** begin Material **

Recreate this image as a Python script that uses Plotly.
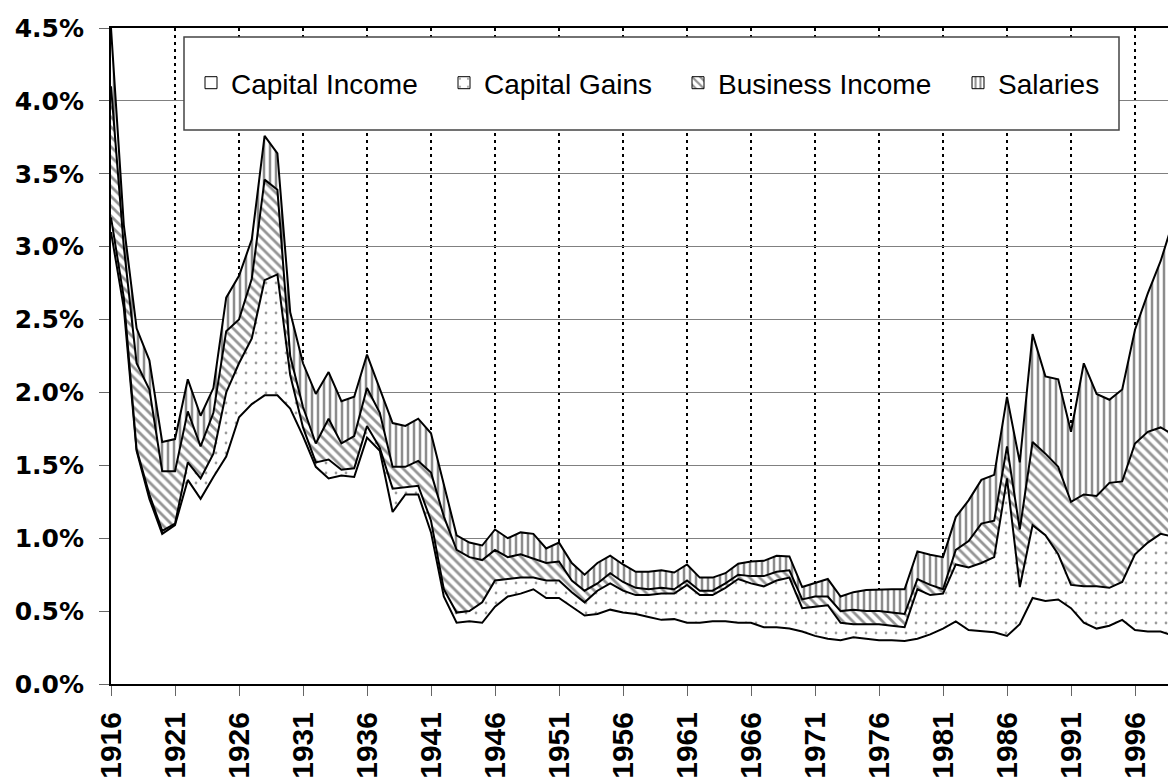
import plotly.graph_objects as go

years = list(range(1916, 2000))

# Upper boundary of each stacked band (% of income)
capital_income_top = [3.10, 2.58, 1.60, 1.27, 1.03, 1.09, 1.40, 1.27, 1.42, 1.56,
                      1.83, 1.92, 1.98, 1.98, 1.89, 1.70, 1.49, 1.41, 1.43, 1.42,
                      1.69, 1.60, 1.18, 1.30, 1.30, 1.04, 0.60, 0.42, 0.43, 0.42,
                      0.53, 0.60, 0.62, 0.65, 0.59, 0.59, 0.53, 0.47, 0.48, 0.51,
                      0.49, 0.48, 0.46, 0.44, 0.445, 0.42, 0.42, 0.43, 0.43, 0.42,
                      0.42, 0.39, 0.39, 0.38, 0.36, 0.33, 0.31, 0.30, 0.32, 0.31,
                      0.30, 0.30, 0.295, 0.31, 0.34, 0.38, 0.43, 0.37, 0.36, 0.355,
                      0.33, 0.41, 0.59, 0.57, 0.58, 0.52, 0.42, 0.38, 0.40, 0.44,
                      0.37, 0.36, 0.36, 0.33]
capital_gains_top = [3.20, 2.65, 1.61, 1.30, 1.05, 1.10, 1.52, 1.41, 1.58, 2.00,
                     2.20, 2.37, 2.77, 2.81, 2.12, 1.76, 1.52, 1.54, 1.47, 1.48,
                     1.77, 1.62, 1.34, 1.35, 1.36, 1.12, 0.65, 0.49, 0.50, 0.56,
                     0.71, 0.72, 0.73, 0.73, 0.71, 0.71, 0.63, 0.56, 0.64, 0.69,
                     0.64, 0.61, 0.61, 0.62, 0.62, 0.68, 0.61, 0.61, 0.66, 0.72,
                     0.69, 0.67, 0.71, 0.73, 0.52, 0.53, 0.54, 0.42, 0.41, 0.41,
                     0.41, 0.40, 0.39, 0.65, 0.61, 0.62, 0.82, 0.80, 0.83, 0.87,
                     1.41, 0.665, 1.09, 1.02, 0.89, 0.68, 0.67, 0.67, 0.66, 0.70,
                     0.89, 0.97, 1.03, 1.01]
business_income_top = [4.10, 3.00, 2.20, 2.02, 1.46, 1.46, 1.87, 1.63, 1.86, 2.42,
                       2.50, 2.78, 3.46, 3.39, 2.25, 1.90, 1.65, 1.82, 1.65, 1.70,
                       2.03, 1.86, 1.49, 1.49, 1.53, 1.45, 1.15, 0.92, 0.87, 0.85,
                       0.92, 0.87, 0.89, 0.86, 0.83, 0.84, 0.71, 0.64, 0.69, 0.76,
                       0.70, 0.66, 0.65, 0.66, 0.65, 0.71, 0.64, 0.64, 0.69, 0.75,
                       0.74, 0.74, 0.77, 0.78, 0.58, 0.60, 0.60, 0.50, 0.51, 0.50,
                       0.50, 0.49, 0.48, 0.72, 0.68, 0.65, 0.92, 0.98, 1.10, 1.12,
                       1.63, 1.06, 1.66, 1.58, 1.49, 1.25, 1.30, 1.29, 1.38, 1.39,
                       1.65, 1.73, 1.76, 1.71]
salaries_top = [4.50, 3.15, 2.44, 2.22, 1.66, 1.68, 2.09, 1.84, 2.03, 2.65,
                2.80, 3.05, 3.76, 3.64, 2.55, 2.20, 1.99, 2.14, 1.94, 1.97,
                2.26, 2.03, 1.79, 1.77, 1.82, 1.72, 1.37, 1.02, 0.97, 0.95,
                1.06, 1.00, 1.04, 1.03, 0.93, 0.97, 0.83, 0.75, 0.83, 0.88,
                0.82, 0.77, 0.77, 0.78, 0.765, 0.82, 0.73, 0.73, 0.76, 0.825,
                0.84, 0.845, 0.88, 0.875, 0.665, 0.69, 0.72, 0.60, 0.63, 0.645,
                0.65, 0.65, 0.65, 0.91, 0.887, 0.87, 1.145, 1.26, 1.40, 1.435,
                1.97, 1.52, 2.40, 2.11, 2.09, 1.73, 2.20, 1.99, 1.95, 2.02,
                2.43, 2.68, 2.90, 3.18]

series_names = ["Capital Income", "Capital Gains", "Business Income", "Salaries"]
tick_years = list(range(1916, 1997, 5))
y_ticks = [0.0, 0.5, 1.0, 1.5, 2.0, 2.5, 3.0, 3.5, 4.0, 4.5]

patterns = [
    None,
    dict(shape=".", size=10, solidity=0.06, fgcolor="#3a3a3a", bgcolor="white"),
    dict(shape="\\", size=7, solidity=0.4, fgcolor="#2a2a2a", bgcolor="white"),
    dict(shape="|", size=6, solidity=0.42, fgcolor="#1a1a1a", bgcolor="white"),
]
tops = [capital_income_top, capital_gains_top, business_income_top, salaries_top]

fig = go.Figure()
for i, (name, top) in enumerate(zip(series_names, tops)):
    kw = dict(x=years, y=top, mode="lines", name=name, showlegend=False,
              line=dict(color="black", width=2), hoverinfo="skip")
    if i == 0:
        kw.update(fill="tozeroy", fillcolor="white")
    else:
        kw.update(fill="tonexty", fillcolor="white", fillpattern=patterns[i])
    fig.add_trace(go.Scatter(**kw))

# legend entries (one legend per entry for precise placement)
legend_ids = ["legend", "legend2", "legend3", "legend4"]
text_starts = [232, 485, 719, 999]
for i, name in enumerate(series_names):
    marker = dict(color="white", line=dict(color="black", width=1))
    if patterns[i] is not None:
        marker["pattern"] = patterns[i]
    fig.add_trace(go.Bar(x=[None], y=[None], name=name, marker=marker,
                         legend=legend_ids[i], showlegend=True, hoverinfo="skip"))

# the page body has an 8px margin; the figure is sized so the plot area
# lands at x 111..1176, y 28..684 of the window
OFF = 8
W, H = 1176 - OFF, 780 - OFF
PL, PT, PB = 111, 28, 684          # plot area edges in window pixels
L, T = PL - OFF, PT - OFF
B = 780 - PB
R = 0
plot_w = W - L - R
plot_h = H - T - B

def px_x(px):
    return (px - PL) / plot_w

def px_y(py):
    return (PB - py) / plot_h

legend_font = dict(family="Liberation Sans, Arial", size=28, color="black")
layout_legends = {}
for i, lid in enumerate(legend_ids):
    layout_legends[lid] = dict(
        x=(text_starts[i] - 49) / W, xref="container", xanchor="left",
        y=1 - 75 / H, yref="container", yanchor="middle",
        orientation="h", bgcolor="rgba(0,0,0,0)", borderwidth=0,
        font=legend_font, itemclick=False, itemdoubleclick=False,
    )

fig.update_layout(
    width=W, height=H,
    margin=dict(l=L, r=R, t=T, b=B, pad=0, autoexpand=False),
    paper_bgcolor="white", plot_bgcolor="white",
    showlegend=True,
    **layout_legends,
    shapes=[dict(type="rect", xref="paper", yref="paper",
                 x0=px_x(184), x1=px_x(1119), y0=px_y(130), y1=px_y(37),
                 fillcolor="white", line=dict(color="#444444", width=1.5),
                 layer="above")],
)

fig.update_xaxes(
    range=[1916, 1916 + plot_w / 12.8],
    tickmode="array", tickvals=tick_years, ticktext=[str(y) for y in tick_years],
    tickangle=-90, automargin=False, ticklabelstandoff=4,
    tickfont=dict(family="Liberation Sans, Arial", size=30, color="black", weight="bold"),
    showline=True, linecolor="black", linewidth=2, mirror=True,
    ticks="outside", ticklen=10, tickcolor="#666666", tickwidth=1,
    showgrid=True, gridcolor="black", gridwidth=2, griddash="3px,4px",
    zeroline=False, fixedrange=True,
)
fig.update_yaxes(
    range=[0, 4.5], automargin=False, ticklabelstandoff=10,
    tickmode="array", tickvals=y_ticks,
    ticktext=[f"{v:.1f}%" for v in y_ticks],
    tickfont=dict(family="DejaVu Sans", size=25, color="black", weight="bold"),
    showline=True, linecolor="black", linewidth=2,
    ticks="outside", ticklen=10, tickcolor="#666666", tickwidth=1,
    showgrid=True, gridcolor="#808080", gridwidth=1,
    zeroline=False, fixedrange=True,
)

fig.write_html("out.html")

** end Material **

What to produce
Restate the material word for word from its first line through the line containing "years = list(range(1916, 2000))", both included; the pictures do not belong in it.

Full solution
Recreate this image as a Python script that uses Plotly.
import plotly.graph_objects as go

years = list(range(1916, 2000))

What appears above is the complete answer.